303 utilises the predetermined flowrate value to determine the required time period for operating the at least one visual indicator 29 to provide the correct amount of beverage. The control unit 303 subsequently operates one or more visual indicators 29 associated with one or more modules 500. The user places a drinking vessel adjacent to the module 500 being highlighted by the visual indicator 29 and actuates the dispensing lever 107 to dispense beverage from the module 500. The module dispense status operation detects the actuation and records the start time. Upon reaching the end of the time period, or just before the end, the control unit 303 operates the visual indicators 29 to indicate to the user that they should stop actuating the dispensing lever 107. For example, the visual indicators 29 may be switched off or may change colour.

After the dispense event the control unit 303 utilises the change in amount of beverage, determined by multiple module beverage amount determination

operations, and the time of the start and end of a dispense event, determined by the module dispense status operation, to determine the average flowrate throughout the dispense event. The control unit 303 subsequently stores this flowrate as a measured flowrate value in the module data library on the control unit 303 and/or computing device and/or on the storage means 210 of the module 500. Alternatively, the average flowrate may be compared with the predetermined flowrate and the measured flowrate value is stored as a scale factor between the two. This measured flowrate is utilised by the control unit 303 in determining the time period for dispensing in a subsequent dispense event from that module 500.

If beverage from several modules 500 is to be used in the creation of the mixed beverage, one or more other modules 500 may be subsequently highlighted. In particular, the highlighting of the next module 500 may begin once dispensing from the first module 500 has finished. The time period for dispensing from the next module 500 may start once the user actuates the dispensing lever 107 of the subsequent module 500.

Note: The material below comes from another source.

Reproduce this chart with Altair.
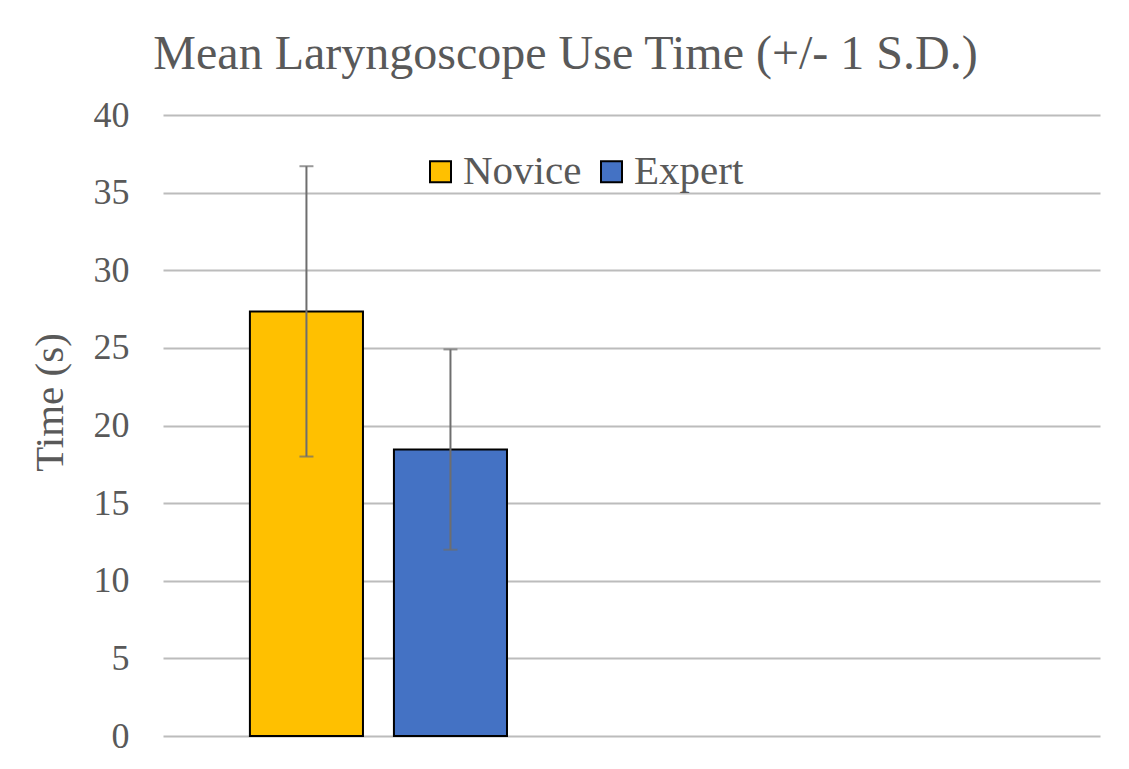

After each dispense event from each module 500 the measured flowrate value for each module 500 is updated utilising the time period and change in amount of beverage determined for each module 500 as previously discussed. Such a feedback loop compensates for changes in the pressurising force provided by the pressurising arrangement 1 10, the differing viscosities between different types of beverages and the different age of modules 500 (which may affect the pressurising force and/or viscosity). The flowrate of a beverage from a module 500 will depend upon its viscosity. The manufacturer can set the predetermined flowrate according to tests performed on the module 500 prior to sale. After the first dispense event, all subsequent calculations of the measured flowrate will take the viscosity into account. Thus the feedback loop can be applied accurately to any type of beverage in the module 500.

Furthermore, since the module data library stores information linking the flowrates to specific modules 500, different time periods can be indicated by a single visual indicator 29 for different modules 500. For example, a first module 500 has a first flowrate associated therewith and is in/on a module location such that it may be highlighted by a first visual indicator 29 for a first time period in the dispense instruction operation. Subsequently, the first module 500 is replaced in/on the base unit 20 by a second module 500 having a second flowrate associated therewith. The control unit 303 can, in a new dispense instruction operation, control the first visual indicator 29 to highlight the second module 500 for a second time period calculated from the second flowrate and beverage type data stored on the storage means 210 of the second module 500. Thus the dispense instruction function can operate independently of the arrangement of modules 500 on the base unit 20.

During dispensing, the user interface 250 may be arranged to provide a certain display to the consumer when a dispensing valve 103 has been opened on one or more of the modules 500. The user interface 250 and/or visual indicators 29 may indicate when to stop dispensing in order to indicate to the user that a certain volume of beverage has been dispensed.